P. 12 (b) (6). The divorce judgment required the father to pay
the mother weekly child support in the amount of $182. As
events unfolded, however, the mother later agreed that the
daughter would live with the aunt and uncle, and a temporary
2 order modified the future payments accordingly. The father now
seeks reimbursement for claimed payments that he made to the
mother before the temporary order entered as well as
reimbursement for claimed payments that he unilaterally made to
the aunt and uncle toward what he believed was necessary for the
support of his daughter. The judge properly dismissed the
complaint because this factual scenario does not plausibly
suggest an "entitlement to relief." Iannacchino v. Ford Motor
Co., 451 Mass. 623, 636 (2008).
"As a general rule, a support obligor must make his or her
payments in the manner required by the support order or
judgment." T.M. v. L.H., 50 Mass. App. Ct. 856, 860 (2001).
The Legislature strictly limits retroactive modification: "Any
payment or installment of support under any child support order
. . . shall not be subject to retroactive modification except
with respect to any period during which there is pending a
complaint for modification." G. L. c. 119A, § 13 (a). This
statute also implicitly prohibits "extra-judicial modifications
of child support." Rosen v. Rosen, 90 Mass. App. Ct. 677, 683
(2016). See T.M., supra (support obligor "should not be allowed
to modify unilaterally a support order"). Thus, the governing
statute, G. L. c. 119A, § 13 (a), prohibits the relief sought by
the father in the circumstances presented.
3 A narrow equitable exception to this statute does not offer
relief here. "[A] judge is not foreclosed by G. L. c. 119A,
§ 13 (a), from determining whether 'compelling circumstances of
an equitable nature' warrant the allowance of a credit for the
payor's fulfillment of his or her child support obligation 'in a
manner other than as directed by the original order' but which
nevertheless accomplishes the maintenance of the child as
envisioned by the original order" (citation omitted). Rosen, 90
Mass. App. Ct. at 688. To receive such an "equitable credit,"
the support obligor must demonstrate a number of facts including
the support recipient agreed "to transfer custody of the child
to the payor for an extended period of time not contemplated in
the original custody order." Id. Because the aunt and uncle
rather than the payor (father) had custody of the daughter, the
father has failed to demonstrate a basis for equitable credit.

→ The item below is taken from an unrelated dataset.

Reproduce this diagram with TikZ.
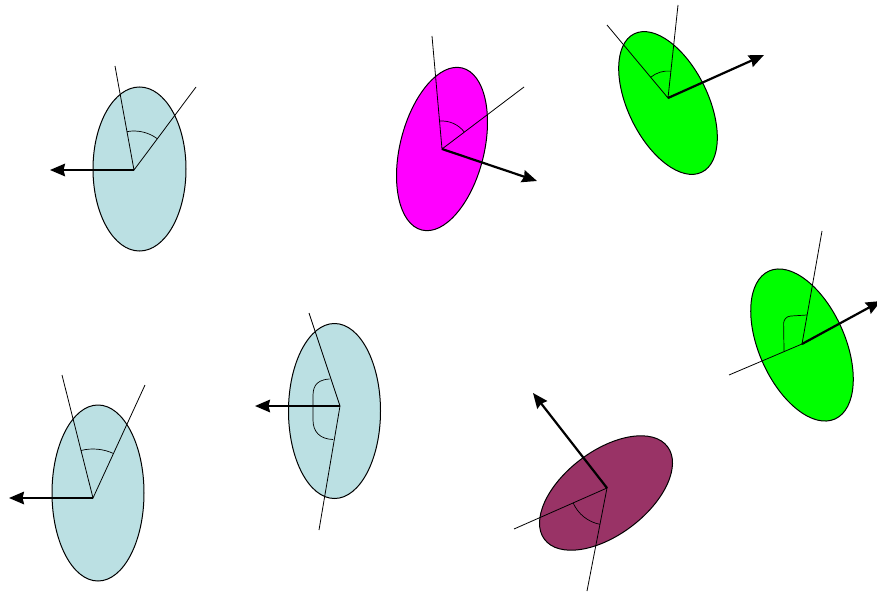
\documentclass[tikz,border=0pt]{standalone}
\usetikzlibrary{arrows.meta}
\definecolor{lblue}{RGB}{187,224,227}
\definecolor{magent}{RGB}{255,0,255}
\definecolor{lgreen}{RGB}{0,255,0}
\definecolor{maroon}{RGB}{153,51,102}
\tikzset{
  disc/.style={draw=black, line width=1pt},
  ray/.style={draw=black, line width=0.8pt},
  angmark/.style={draw=black, line width=0.7pt},
  vecarrow/.style={draw=black, line width=2.2pt, -{Stealth[length=15pt,width=12.5pt,inset=1.5pt]}}
}
\begin{document}
\begin{tikzpicture}[x=1pt,y=-1pt]
\useasboundingbox (0,0) rectangle (877,591);

% ---------- ellipse 1 (light blue, top left)
\coordinate (v1) at (134,170);
\coordinate (a1) at (115,66);
\coordinate (b1) at (196,87);
\coordinate (t1) at (50,170);
\draw[disc, fill=lblue] (139.5,169) ellipse [x radius=46.5, y radius=82];
\draw[ray] (a1) -- (v1) -- (b1);
\draw[angmark] (v1) ++(-100.4:39) arc[start angle=-100.4, end angle=-53.2, radius=39];
\draw[vecarrow] (v1) -- (t1);

% ---------- ellipse 2 (magenta)
\coordinate (v2) at (442,149);
\coordinate (a2) at (432,36);
\coordinate (b2) at (524,87);
\coordinate (t2) at (537,181);
\draw[disc, fill=magent, rotate around={-14:(442,149)}] (442,149) ellipse [x radius=42, y radius=83.5];
\draw[ray] (a2) -- (v2) -- (b2);
\draw[angmark] (v2) ++(-95.1:28) arc[start angle=-95.1, end angle=-37.1, radius=28];
\draw[vecarrow] (v2) -- (t2);

% ---------- ellipse 3 (green, top right)
\coordinate (v3) at (668,98);
\coordinate (a3) at (607,25);
\coordinate (b3) at (678,5);
\coordinate (t3) at (764,55);
\draw[disc, fill=lgreen, rotate around={26:(668,103)}] (668,103) ellipse [x radius=40, y radius=77];
\draw[ray] (a3) -- (v3) -- (b3);
\draw[angmark] (v3) ++(-129.9:27) arc[start angle=-129.9, end angle=-83.9, radius=27];
\draw[vecarrow] (v3) -- (t3);

% ---------- ellipse 4 (green, right)
\coordinate (v4) at (802,344);
\coordinate (a4) at (729,375);
\coordinate (b4) at (822,231);
\coordinate (t4) at (881,301);
\draw[disc, fill=lgreen, rotate around={24:(802,345)}] (802,345) ellipse [x radius=43, y radius=81];
\draw[ray] (a4) -- (v4) -- (b4);
\draw[angmark, rounded corners=7pt] (784,351) -- (783.5,316.5) -- (807,315);
\draw[vecarrow] (v4) -- (t4);

% ---------- ellipse 5 (light blue, bottom left)
\coordinate (v5) at (93,498);
\coordinate (a5) at (62,375);
\coordinate (b5) at (145,385);
\coordinate (t5) at (9,498);
\draw[disc, fill=lblue] (98,493) ellipse [x radius=46, y radius=88];
\draw[ray] (a5) -- (v5) -- (b5);
\draw[angmark] (v5) ++(-104.1:49) arc[start angle=-104.1, end angle=-65.3, radius=49];
\draw[vecarrow] (v5) -- (t5);

% ---------- ellipse 6 (light blue, bottom middle)
\coordinate (v6) at (340,406);
\coordinate (a6) at (309,313);
\coordinate (b6) at (319,530);
\coordinate (t6) at (255,406);
\draw[disc, fill=lblue] (334.5,411) ellipse [x radius=46, y radius=87.5];
\draw[ray] (a6) -- (v6) -- (b6);
\draw[angmark] (329.5,379) .. controls (314,380) and (313,389) .. (313,397)
  -- (313,420) .. controls (313,432) and (320,439) .. (333,439.5);
\draw[vecarrow] (v6) -- (t6);

% ---------- ellipse 7 (maroon, bottom)
\coordinate (v7) at (607,488);
\coordinate (a7) at (514,529);
\coordinate (b7) at (587,591);
\coordinate (t7) at (533,393);
\draw[disc, fill=maroon, rotate around={37:(606,493)}] (606,493) ellipse [x radius=77, y radius=42];
\draw[ray] (a7) -- (v7) -- (b7);
\draw[angmark] (v7) ++(101:37) arc[start angle=101, end angle=156.2, radius=37];
\draw[vecarrow] (v7) -- (t7);
\end{tikzpicture}
\end{document}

To the extent the father sought to enforce the wife's
obligations under the divorce judgment (e.g., paying medical
copayments for the daughter), the proper avenue for seeking
relief would be to file a complaint for contempt rather than a
new complaint in equity. "A complaint for civil contempt filed
pursuant to G. L. c. 215, § 34A, is the usual method of
remedying a failure to pay a continuing order for child support
or alimony." Karellas v. Karellas, 54 Mass. App. Ct. 469, 473–
4 474 (2002). "The purpose of such action is 'intended to achieve
compliance with the court's orders for the benefit of the
complainant.'" Quinn v. Quinn, 49 Mass. App. Ct. 144, 147
(2000), quoting Furtado v. Furtado, 380 Mass. 137, 141 (1980).
If the applicable standards are satisfied, a "judge in contempt
proceedings has broad discretion to fashion remedies." Mills v.
Mills, 4 Mass. App. Ct. 273, 278 (1976).
The father's appeal from the award of attorney's fees is
not properly before us. See G. L. c. 231, § 6G ("If the matter
arises in the superior, land, housing or probate court, the
appeal shall be to the single justice of the appeals court at
the next sitting thereof").
The mother's request for attorney's fees is denied.
Accordingly, the judgment of dismissal is affirmed, and the
father's appeal from the order awarding attorney's fees is
dismissed.
So ordered.
By the Court (Meade, Sacks & Hodgens, JJ.1),
Clerk
Entered: January 31, 2025.
1 The panelists are listed in order of seniority.